### What to produce
Pull every "this" line out of the data below.

(Dataset items)
###

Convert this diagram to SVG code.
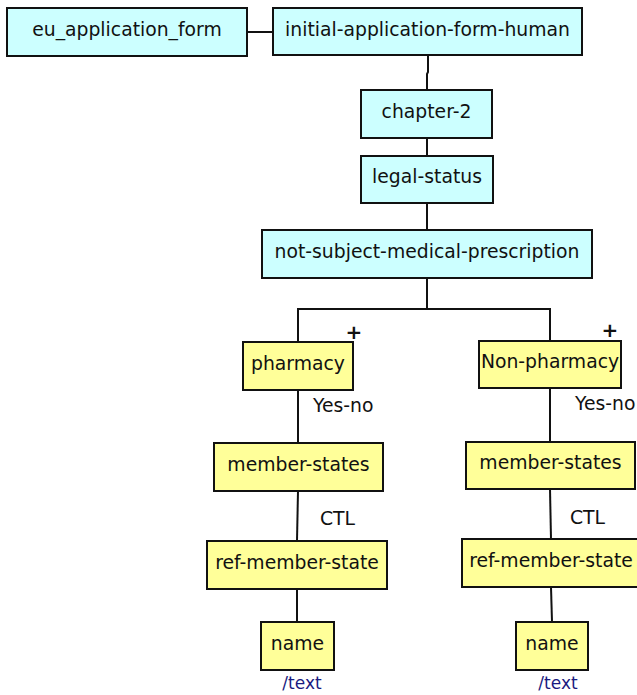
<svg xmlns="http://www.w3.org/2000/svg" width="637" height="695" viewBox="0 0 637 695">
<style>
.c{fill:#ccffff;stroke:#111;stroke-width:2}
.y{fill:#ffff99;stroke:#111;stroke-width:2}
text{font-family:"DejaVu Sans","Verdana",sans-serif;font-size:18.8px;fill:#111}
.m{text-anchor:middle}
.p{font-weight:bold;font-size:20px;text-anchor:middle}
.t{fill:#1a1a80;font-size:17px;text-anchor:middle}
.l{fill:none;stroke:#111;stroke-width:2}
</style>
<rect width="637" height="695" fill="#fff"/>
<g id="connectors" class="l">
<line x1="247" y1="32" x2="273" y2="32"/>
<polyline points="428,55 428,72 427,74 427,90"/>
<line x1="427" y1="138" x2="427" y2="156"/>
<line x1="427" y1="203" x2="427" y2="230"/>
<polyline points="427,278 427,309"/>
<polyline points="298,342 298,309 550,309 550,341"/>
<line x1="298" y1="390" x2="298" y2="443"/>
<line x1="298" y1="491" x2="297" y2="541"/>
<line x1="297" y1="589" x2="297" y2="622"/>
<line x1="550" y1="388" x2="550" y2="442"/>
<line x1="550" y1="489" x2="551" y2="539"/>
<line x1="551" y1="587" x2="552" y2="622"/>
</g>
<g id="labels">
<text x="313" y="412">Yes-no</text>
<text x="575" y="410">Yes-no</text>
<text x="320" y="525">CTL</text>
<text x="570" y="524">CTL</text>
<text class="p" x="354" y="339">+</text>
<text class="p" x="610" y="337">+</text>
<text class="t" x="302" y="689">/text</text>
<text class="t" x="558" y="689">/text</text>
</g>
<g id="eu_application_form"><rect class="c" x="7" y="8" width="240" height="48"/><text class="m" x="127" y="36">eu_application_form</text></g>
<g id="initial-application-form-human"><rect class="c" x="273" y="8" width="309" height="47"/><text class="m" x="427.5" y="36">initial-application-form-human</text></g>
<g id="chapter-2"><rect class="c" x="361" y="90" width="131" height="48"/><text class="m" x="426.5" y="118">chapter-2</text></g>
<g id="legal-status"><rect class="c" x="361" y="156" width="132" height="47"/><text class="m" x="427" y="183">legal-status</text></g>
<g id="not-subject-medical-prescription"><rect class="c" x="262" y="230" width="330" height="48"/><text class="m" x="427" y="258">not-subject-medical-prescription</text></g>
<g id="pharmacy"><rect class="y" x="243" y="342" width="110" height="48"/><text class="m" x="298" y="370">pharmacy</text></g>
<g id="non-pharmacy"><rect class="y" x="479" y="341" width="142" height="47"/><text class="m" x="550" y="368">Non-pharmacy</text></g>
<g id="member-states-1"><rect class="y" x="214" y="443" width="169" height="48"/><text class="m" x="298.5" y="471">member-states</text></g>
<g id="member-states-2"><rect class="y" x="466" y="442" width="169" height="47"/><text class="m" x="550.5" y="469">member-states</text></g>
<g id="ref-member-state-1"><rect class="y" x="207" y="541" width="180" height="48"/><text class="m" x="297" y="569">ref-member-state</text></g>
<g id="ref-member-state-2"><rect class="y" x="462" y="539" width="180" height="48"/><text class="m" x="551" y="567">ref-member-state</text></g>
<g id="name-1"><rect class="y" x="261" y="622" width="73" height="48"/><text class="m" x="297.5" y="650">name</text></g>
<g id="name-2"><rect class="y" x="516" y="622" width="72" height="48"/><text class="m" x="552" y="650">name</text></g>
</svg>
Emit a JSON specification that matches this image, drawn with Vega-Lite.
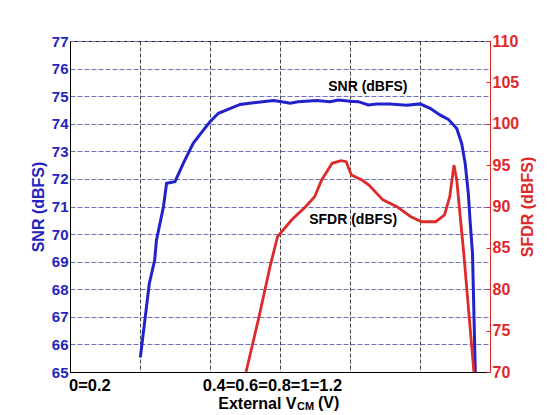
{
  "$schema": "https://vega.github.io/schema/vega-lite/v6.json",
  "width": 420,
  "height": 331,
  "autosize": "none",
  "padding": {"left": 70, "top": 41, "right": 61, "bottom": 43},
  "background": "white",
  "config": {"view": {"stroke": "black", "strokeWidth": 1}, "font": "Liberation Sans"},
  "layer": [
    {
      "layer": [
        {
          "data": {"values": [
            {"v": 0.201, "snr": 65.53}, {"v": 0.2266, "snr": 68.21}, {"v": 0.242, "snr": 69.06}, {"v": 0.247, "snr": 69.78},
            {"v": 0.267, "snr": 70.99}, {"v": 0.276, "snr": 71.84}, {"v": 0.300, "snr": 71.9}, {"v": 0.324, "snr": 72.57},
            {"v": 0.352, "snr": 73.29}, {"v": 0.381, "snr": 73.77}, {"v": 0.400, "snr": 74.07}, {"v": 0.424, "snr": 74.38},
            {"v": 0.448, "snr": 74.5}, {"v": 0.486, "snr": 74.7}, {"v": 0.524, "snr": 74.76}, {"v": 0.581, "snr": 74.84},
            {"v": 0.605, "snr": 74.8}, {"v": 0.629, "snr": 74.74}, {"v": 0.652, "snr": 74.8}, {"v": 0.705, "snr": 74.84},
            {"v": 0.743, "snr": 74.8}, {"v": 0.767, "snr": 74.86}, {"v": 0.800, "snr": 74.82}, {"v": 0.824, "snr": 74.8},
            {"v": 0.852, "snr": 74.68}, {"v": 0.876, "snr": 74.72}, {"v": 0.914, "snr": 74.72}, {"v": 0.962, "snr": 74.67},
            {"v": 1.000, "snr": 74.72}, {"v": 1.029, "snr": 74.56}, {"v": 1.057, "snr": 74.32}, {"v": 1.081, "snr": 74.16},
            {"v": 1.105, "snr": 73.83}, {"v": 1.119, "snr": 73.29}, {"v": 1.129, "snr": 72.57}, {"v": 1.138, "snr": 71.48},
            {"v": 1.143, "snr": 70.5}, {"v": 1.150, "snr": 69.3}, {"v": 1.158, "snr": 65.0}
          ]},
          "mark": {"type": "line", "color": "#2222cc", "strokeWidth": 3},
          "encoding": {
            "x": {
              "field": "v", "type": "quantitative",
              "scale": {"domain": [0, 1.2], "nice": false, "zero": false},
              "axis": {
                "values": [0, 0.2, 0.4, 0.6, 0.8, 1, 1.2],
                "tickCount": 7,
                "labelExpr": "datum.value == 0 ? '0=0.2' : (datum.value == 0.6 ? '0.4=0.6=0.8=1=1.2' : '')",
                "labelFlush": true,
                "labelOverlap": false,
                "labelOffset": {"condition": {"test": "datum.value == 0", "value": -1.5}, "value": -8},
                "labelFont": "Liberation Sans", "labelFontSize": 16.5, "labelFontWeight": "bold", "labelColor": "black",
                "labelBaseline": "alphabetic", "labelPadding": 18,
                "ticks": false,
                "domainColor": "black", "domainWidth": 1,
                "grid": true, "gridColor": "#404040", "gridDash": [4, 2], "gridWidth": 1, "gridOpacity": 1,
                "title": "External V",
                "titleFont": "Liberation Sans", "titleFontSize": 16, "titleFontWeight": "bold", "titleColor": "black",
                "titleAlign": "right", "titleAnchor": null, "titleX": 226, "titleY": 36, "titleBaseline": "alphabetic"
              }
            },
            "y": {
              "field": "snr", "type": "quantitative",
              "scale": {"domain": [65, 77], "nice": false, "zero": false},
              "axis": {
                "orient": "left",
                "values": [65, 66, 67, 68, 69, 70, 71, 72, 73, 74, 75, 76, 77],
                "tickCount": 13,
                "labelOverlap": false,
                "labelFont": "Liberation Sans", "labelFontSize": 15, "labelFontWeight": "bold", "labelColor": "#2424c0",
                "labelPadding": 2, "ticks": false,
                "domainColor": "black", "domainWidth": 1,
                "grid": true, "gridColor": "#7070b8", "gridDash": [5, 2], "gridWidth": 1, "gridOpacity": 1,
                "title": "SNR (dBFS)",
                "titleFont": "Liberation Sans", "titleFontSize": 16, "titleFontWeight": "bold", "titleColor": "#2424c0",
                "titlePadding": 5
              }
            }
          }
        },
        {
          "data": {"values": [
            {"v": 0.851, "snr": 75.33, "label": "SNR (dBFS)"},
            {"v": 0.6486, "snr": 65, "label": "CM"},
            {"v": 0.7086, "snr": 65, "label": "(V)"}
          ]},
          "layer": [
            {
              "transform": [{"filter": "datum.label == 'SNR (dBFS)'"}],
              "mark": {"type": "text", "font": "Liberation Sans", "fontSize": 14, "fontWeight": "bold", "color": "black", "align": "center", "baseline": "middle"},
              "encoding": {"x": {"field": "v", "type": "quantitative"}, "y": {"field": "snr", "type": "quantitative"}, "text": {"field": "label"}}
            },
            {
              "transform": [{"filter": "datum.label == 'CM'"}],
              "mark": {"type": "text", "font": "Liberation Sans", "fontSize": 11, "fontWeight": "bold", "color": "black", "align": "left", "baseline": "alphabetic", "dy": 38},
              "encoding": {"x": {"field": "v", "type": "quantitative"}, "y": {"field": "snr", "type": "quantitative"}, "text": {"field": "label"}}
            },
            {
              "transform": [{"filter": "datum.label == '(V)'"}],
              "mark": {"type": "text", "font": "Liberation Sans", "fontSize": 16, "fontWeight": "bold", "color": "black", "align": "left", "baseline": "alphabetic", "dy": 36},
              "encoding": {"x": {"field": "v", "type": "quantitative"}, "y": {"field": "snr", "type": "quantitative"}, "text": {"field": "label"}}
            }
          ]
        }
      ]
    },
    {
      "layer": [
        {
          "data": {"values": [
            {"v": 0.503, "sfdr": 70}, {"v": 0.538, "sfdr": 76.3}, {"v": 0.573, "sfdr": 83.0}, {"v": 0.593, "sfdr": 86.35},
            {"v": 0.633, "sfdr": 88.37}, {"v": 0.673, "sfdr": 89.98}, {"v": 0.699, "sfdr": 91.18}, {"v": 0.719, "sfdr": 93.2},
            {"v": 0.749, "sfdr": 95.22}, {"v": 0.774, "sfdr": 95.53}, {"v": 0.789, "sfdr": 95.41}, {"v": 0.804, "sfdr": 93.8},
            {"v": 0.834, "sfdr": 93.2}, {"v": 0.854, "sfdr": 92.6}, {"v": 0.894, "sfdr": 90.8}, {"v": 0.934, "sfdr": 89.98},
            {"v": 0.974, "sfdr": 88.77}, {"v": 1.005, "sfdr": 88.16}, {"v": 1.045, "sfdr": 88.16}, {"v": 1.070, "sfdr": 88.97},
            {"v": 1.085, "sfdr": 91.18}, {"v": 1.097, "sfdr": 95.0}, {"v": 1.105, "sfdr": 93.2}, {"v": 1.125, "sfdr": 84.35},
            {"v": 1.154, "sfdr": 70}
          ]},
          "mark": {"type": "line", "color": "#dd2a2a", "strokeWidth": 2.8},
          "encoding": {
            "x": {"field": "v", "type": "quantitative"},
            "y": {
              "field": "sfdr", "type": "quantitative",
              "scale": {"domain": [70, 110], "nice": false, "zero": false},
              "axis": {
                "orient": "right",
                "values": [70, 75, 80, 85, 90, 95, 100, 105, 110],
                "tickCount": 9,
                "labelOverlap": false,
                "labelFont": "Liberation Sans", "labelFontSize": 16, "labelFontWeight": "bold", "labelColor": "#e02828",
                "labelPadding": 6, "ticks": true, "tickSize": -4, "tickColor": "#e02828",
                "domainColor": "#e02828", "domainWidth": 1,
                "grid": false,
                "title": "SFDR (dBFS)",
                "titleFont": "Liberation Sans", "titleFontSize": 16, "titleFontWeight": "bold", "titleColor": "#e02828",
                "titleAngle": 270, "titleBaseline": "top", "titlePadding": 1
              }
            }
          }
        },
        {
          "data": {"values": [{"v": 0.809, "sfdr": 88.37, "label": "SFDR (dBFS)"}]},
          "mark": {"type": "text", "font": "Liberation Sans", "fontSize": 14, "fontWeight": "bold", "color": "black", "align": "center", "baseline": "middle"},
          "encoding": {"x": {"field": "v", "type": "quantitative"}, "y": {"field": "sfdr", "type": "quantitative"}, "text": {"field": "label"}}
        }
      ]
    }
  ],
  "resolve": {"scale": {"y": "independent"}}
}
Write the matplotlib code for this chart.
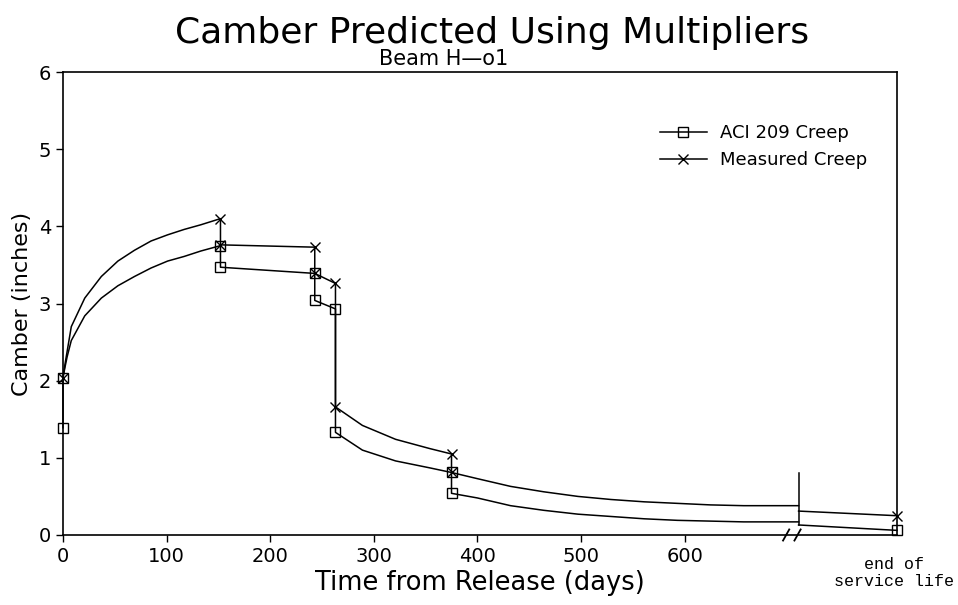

###

### Task response
Convert this diagram to SVG code.
Emit a JSON specification that matches this image, drawn with Vega-Lite.
Write the matplotlib code for this chart.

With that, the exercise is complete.